Favorite hymn no. 6
‘Joyful, joyful, we adore thee’, like last week’s no. 7, ‘All creatures of our God and King’, takes nature as inspiration to praise God and live in harmony with one another. It was written in 1907 by Henry van Dyke, a prominent Presbyterian minister, English professor, author, and sometime diplomat, on a holiday in the Berkshire Mountains of Massachusetts.
The hymn has, of course, achieved much of its sustained popularity through its association (intended by the author) with a tune taken from the last movement of Beethoven’s Ninth Symphony. The adaptation of congregational hymn-tunes from large-scale choral works or operas by the likes of Handel, Beethoven, Mendelssohn, and Brahms was popular in a nineteenth-century America anxious to feel less provincial; the sources and original texts (if any) are sometimes well known (Beethoven’s tune set a poem, ‘An die Freude’, by Schiller) and sometimes not (the tune named for its composer Mendelssohn, to which we sing ‘Hark! the herald angels sing’, was part of a patriotic oratorio celebrating the 400th anniversary of Gutenberg’s perfection of printing from moveable type).
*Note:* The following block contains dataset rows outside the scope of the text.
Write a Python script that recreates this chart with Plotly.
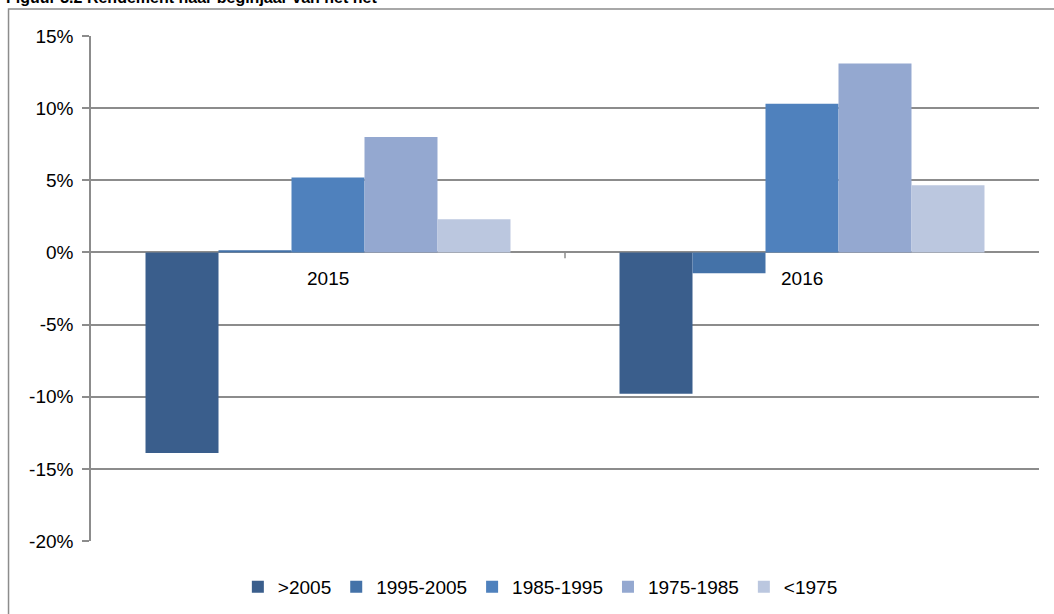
import plotly.graph_objects as go

# Rendement per beginjaar van het net (in %)
jaren = ["2015", "2016"]
series = [">2005", "1995-2005", "1985-1995", "1975-1985", "<1975"]
waarden = {
    ">2005": [-13.9, -9.8],
    "1995-2005": [0.15, -1.45],
    "1985-1995": [5.2, 10.3],
    "1975-1985": [8.0, 13.1],
    "<1975": [2.3, 4.65],
}
kleuren = ["#3A5E8C", "#4472A8", "#4F81BD", "#94A8D0", "#BBC7DF"]
y_ticks = [-20, -15, -10, -5, 0, 5, 10, 15]
y_labels = ["-20%", "-15%", "-10%", "-5%", "0%", "5%", "10%", "15%"]

fig = go.Figure()
for naam, kleur in zip(series, kleuren):
    fig.add_trace(go.Bar(x=jaren, y=waarden[naam], name=naam,
                         marker=dict(color=kleur, line=dict(width=0))))

grijs = "#8C8C8C"
fig.update_layout(
    width=1054, height=614,
    margin=dict(l=91, r=15, t=36, b=73, autoexpand=False),
    paper_bgcolor="white", plot_bgcolor="white",
    font=dict(family="Liberation Sans, Arial, sans-serif", size=19, color="black"),
    barmode="group", bargap=0.23, bargroupgap=0,
    showlegend=True,
    legend=dict(orientation="h", x=0.474, xanchor="center", y=-0.091, yanchor="middle",
                font=dict(size=19), traceorder="normal"),
    xaxis=dict(type="category", range=[-0.5, len(jaren) - 0.5], showticklabels=False,
               showgrid=False, zeroline=False, showline=False, ticks=""),
    yaxis=dict(range=[-20, 15], tickvals=y_ticks, ticktext=y_labels,
               showgrid=True, gridcolor=grijs, gridwidth=1.5,
               zeroline=True, zerolinecolor=grijs, zerolinewidth=1.5,
               showline=True, linecolor=grijs, linewidth=1.5,
               ticks="outside", ticklen=7, tickcolor=grijs, tickwidth=1.5,
               ticklabelstandoff=5),
)

# categorie-labels op de nul-lijn, zoals in het origineel
for i, jaar in enumerate(jaren):
    fig.add_annotation(x=i, y=0, xref="x", yref="y", text=jaar, showarrow=False,
                       yshift=-26, font=dict(size=19))

# streepje tussen de categorieën
fig.add_shape(type="line", xref="x", yref="y", x0=0.5, x1=0.5, y0=0, y1=-0.4,
              line=dict(color=grijs, width=1.5))

# kader en (afgesneden) titel
fig.add_shape(type="rect", xref="paper", yref="paper", x0=-0.087, x1=1.05, y0=-0.2, y1=1.0535,
              line=dict(color=grijs, width=1.5), layer="below")
fig.add_annotation(text="<b>Figuur 3.2 Rendement naar beginjaar van het net</b>", xref="paper", yref="paper",
                   x=-0.0918, y=1.0772, xanchor="left", yanchor="middle", showarrow=False,
                   font=dict(size=16))

# geen witrand en geen schuifbalken om de pagina
fig.write_html("out.html", config={"displayModeBar": False},
               post_script="document.body.style.margin='0px';"
                           "document.documentElement.style.overflow='hidden';"
                           "document.body.style.overflow='hidden';")
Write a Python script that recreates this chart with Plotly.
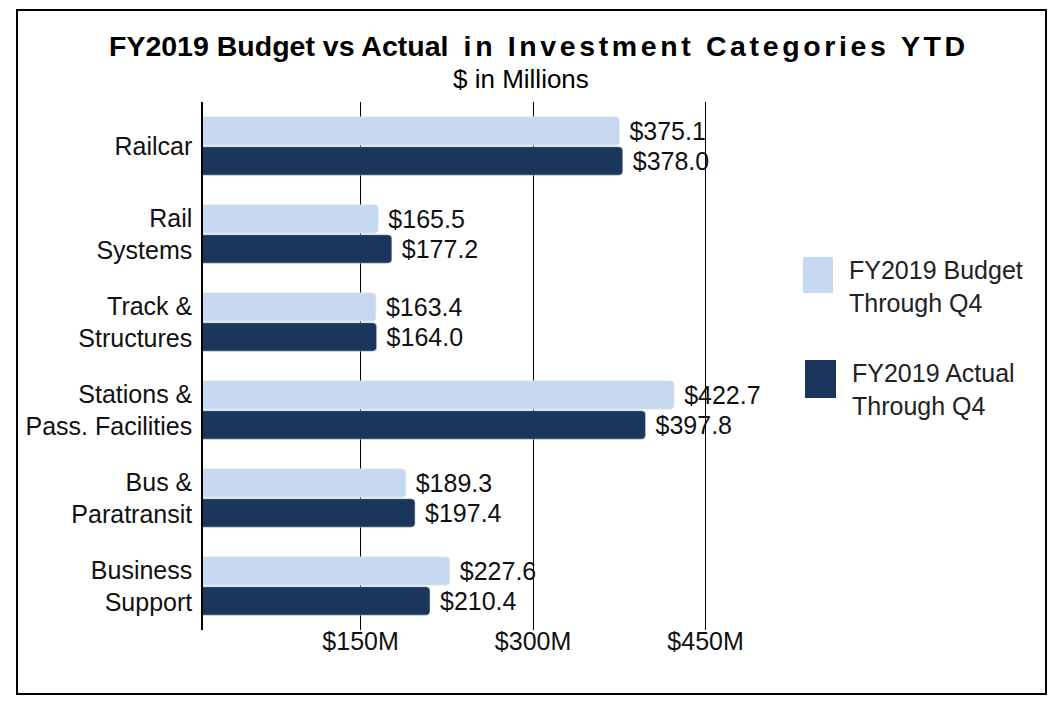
import plotly.graph_objects as go

categories = ["Railcar", "Rail<br>Systems", "Track &<br>Structures", "Stations &<br>Pass. Facilities",
              "Bus &<br>Paratransit", "Business<br>Support"]
budget = [375.1, 165.5, 163.4, 422.7, 189.3, 227.6]
actual = [378.0, 177.2, 164.0, 397.8, 197.4, 210.4]
tick_vals = [150, 300, 450]
tick_text = ["$150M", "$300M", "$450M"]
series_names = ["FY2019 Budget<br>Through Q4", "FY2019 Actual<br>Through Q4"]

LIGHT = "#C6D8F0"
DARK = "#1A365D"
FONT = "Liberation Sans, Arial, sans-serif"

W, H = 1057, 702
OFF = 8  # page body margin offset
# plot area in reference pixel coordinates
L, R, T, B = 203, 770, 102, 630


def px(x):
    return (x - L) / (R - L)


def py(y):
    return (B - y) / (B - T)


fig = go.Figure()
fig.add_trace(go.Bar(y=categories, x=budget, orientation="h", name=series_names[0],
                     marker=dict(color=LIGHT, cornerradius=4),
                     texttemplate="\u00a0$%{x:.1f}", textposition="outside",
                     textfont=dict(size=25, color="#111"), cliponaxis=False))
fig.add_trace(go.Bar(y=categories, x=actual, orientation="h", name=series_names[1],
                     marker=dict(color=DARK, cornerradius=4),
                     texttemplate="\u00a0$%{x:.1f}", textposition="outside",
                     textfont=dict(size=25, color="#111"), cliponaxis=False))

fig.update_layout(
    width=W, height=H,
    margin=dict(l=L - OFF, r=W - (R - OFF), t=T - OFF, b=H - (B - OFF), autoexpand=False),
    paper_bgcolor="white", plot_bgcolor="white",
    font=dict(family=FONT, color="#111"),
    barmode="group", bargap=0.32, bargroupgap=0.05,
    showlegend=False,
    xaxis=dict(range=[13, 506], tickvals=tick_vals, ticktext=tick_text,
               showgrid=True, gridcolor="black", gridwidth=1.3,
               zeroline=False, showline=False, ticks="",
               tickfont=dict(size=25)),
    yaxis=dict(autorange="reversed", showline=True, linecolor="black", linewidth=1.5,
               ticks="", showgrid=False, tickfont=dict(size=25), ticklabelstandoff=4),
)
try:
    fig.update_xaxes(ticklabelstandoff=-6)
except ValueError:
    pass

gap = '<span style="font-size:18px">\u2009</span>'
spaced = gap.join(list("in Investment Categories YTD"))
fig.add_annotation(xref="paper", yref="paper", x=px(537), y=py(46),
                   text="<b>FY2019 Budget vs Actual " + gap + gap + spaced + "</b>",
                   showarrow=False, font=dict(size=28.5, color="black"),
                   xanchor="center", yanchor="middle")
fig.add_annotation(xref="paper", yref="paper", x=px(521), y=py(79),
                   text="$ in Millions", showarrow=False,
                   font=dict(size=26, color="black"), xanchor="center", yanchor="middle")

# legend (manual, large swatches)
fig.add_shape(type="rect", xref="paper", yref="paper", x0=px(803), x1=px(833), y0=py(293), y1=py(257),
              fillcolor=LIGHT, line=dict(width=0))
fig.add_shape(type="rect", xref="paper", yref="paper", x0=px(805), x1=px(836), y0=py(398), y1=py(360),
              fillcolor=DARK, line=dict(width=0))
fig.add_annotation(xref="paper", yref="paper", x=px(847), y=py(286), text=series_names[0],
                   showarrow=False, align="left", xanchor="left", yanchor="middle",
                   font=dict(size=25, color="#222"))
fig.add_annotation(xref="paper", yref="paper", x=px(850), y=py(389), text=series_names[1],
                   showarrow=False, align="left", xanchor="left", yanchor="middle",
                   font=dict(size=25, color="#222"))

# outer frame
fig.add_shape(type="rect", xref="paper", yref="paper", x0=px(17), x1=px(1046), y0=py(694), y1=py(10),
              line=dict(color="black", width=2), fillcolor="rgba(0,0,0,0)", layer="above")

fig.write_html("out.html")
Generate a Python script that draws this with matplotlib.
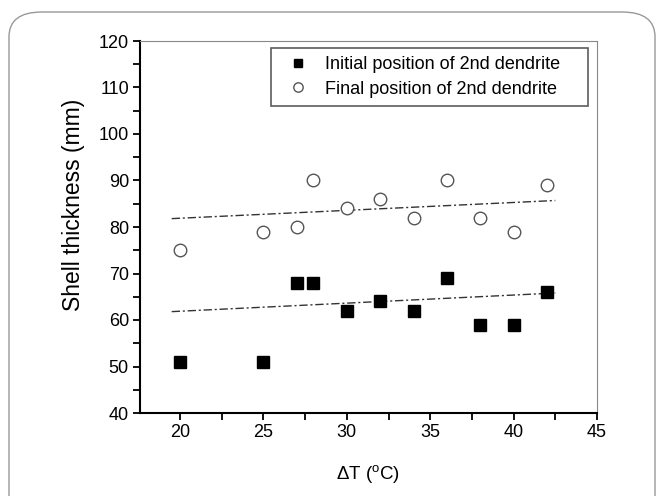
import matplotlib
matplotlib.use("Agg")
import matplotlib.pyplot as plt
from matplotlib.patches import FancyBboxPatch
from matplotlib.ticker import MultipleLocator

plt.rcParams["font.family"] = ["Liberation Sans", "DejaVu Sans"]
plt.rcParams["mathtext.fontset"] = "custom"
plt.rcParams["mathtext.rm"] = "Liberation Sans"
plt.rcParams["mathtext.it"] = "Liberation Sans:italic"

# data
delta_t = [20, 25, 27, 28, 30, 32, 34, 36, 38, 40, 42]
initial_pos = [51, 51, 68, 68, 62, 64, 62, 69, 59, 59, 66]
final_pos = [75, 79, 80, 90, 84, 86, 82, 90, 82, 79, 89]

# trend lines (end points)
fit_x = [19.5, 42.5]
fit_initial = [61.8, 65.8]
fit_final = [81.8, 85.7]

fig = plt.figure(figsize=(6.6, 4.96), dpi=100)
ax = fig.add_axes([140 / 660, 1 - 413 / 496, 457 / 660, 372 / 496])

# rounded frame around the whole picture
frame = FancyBboxPatch((9 / 660, -0.05), 646 / 660, 1 - 12 / 496 + 0.05,
                       boxstyle="round,pad=0,rounding_size=0.05",
                       transform=fig.transFigure, fill=False,
                       edgecolor="#999999", linewidth=1.0, zorder=0)
fig.patches.append(frame)

ax.plot(fit_x, fit_initial, color="#333333", linewidth=1.0, dashes=(6, 2, 1.5, 2))
ax.plot(fit_x, fit_final, color="#333333", linewidth=1.0, dashes=(6, 2, 1.5, 2))

# trailing spaces give the Origin-style extra room on the right of the legend
ax.plot(delta_t, initial_pos, "s", color="black", markersize=8.5,
        label="Initial position of 2nd dendrite    ")
ax.plot(delta_t, final_pos, "o", markerfacecolor="white", markeredgecolor="#555555",
        markeredgewidth=1.0, markersize=9, label="Final position of 2nd dendrite    ")

ax.set_xlim(17.6, 45)
ax.set_ylim(40, 120)
ax.xaxis.set_major_locator(MultipleLocator(5))
ax.xaxis.set_minor_locator(MultipleLocator(2.5))
ax.yaxis.set_major_locator(MultipleLocator(10))
ax.yaxis.set_minor_locator(MultipleLocator(5))
ax.set_xticks(range(20, 46, 5))
ax.tick_params(which="both", direction="out", length=5, width=1.3, labelsize=13, pad=3)
ax.tick_params(top=False, right=False)

for side in ["left", "bottom"]:
    ax.spines[side].set_linewidth(1.5)
for side in ["top", "right"]:
    ax.spines[side].set_linewidth(0.8)
    ax.spines[side].set_color("#888888")

ax.set_xlabel(r"$\Delta$T ($^{\mathrm{o}}$C)", fontsize=13.5)
ax.set_ylabel("Shell thickness (mm)", fontsize=16.5)
ax.xaxis.set_label_coords(0.499, -0.134)
ax.yaxis.set_label_coords(-0.120, 0.559)

leg = ax.legend(loc="upper right", bbox_to_anchor=(0.98, 0.981), fontsize=13,
                frameon=True, fancybox=False, edgecolor="#333333", markerscale=0.75,
                handletextpad=0.5, borderpad=0.45, labelspacing=0.42, handlelength=2.0,
                borderaxespad=0)
leg.get_frame().set_linewidth(1.2)

fig.savefig("out.png", dpi=100)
The familiarity of Beethoven’s tune (and of its original setting), however, can easily overwhelm the text. It might also be said that, though the sentiment of Van Dyke’s hymn can hardly be faulted, its familiarity (not to say conventionality: the rhyme scheme and frequent alliteration have not here, as they sometimes can, prompted much unexpected insight) can make it hard for it to have a deep impact. We should most certainly adore the Lord with joy and do well to believe in and take inspiration from the praises of all creation, as this hymn and the Psalms call us to do. But perhaps the most striking – also the most simple – line in this text is the penultimate: ‘Teach us how to love each other’. That prayer, often repeated, and the answers that will undoubtedly come, have the power to change everything.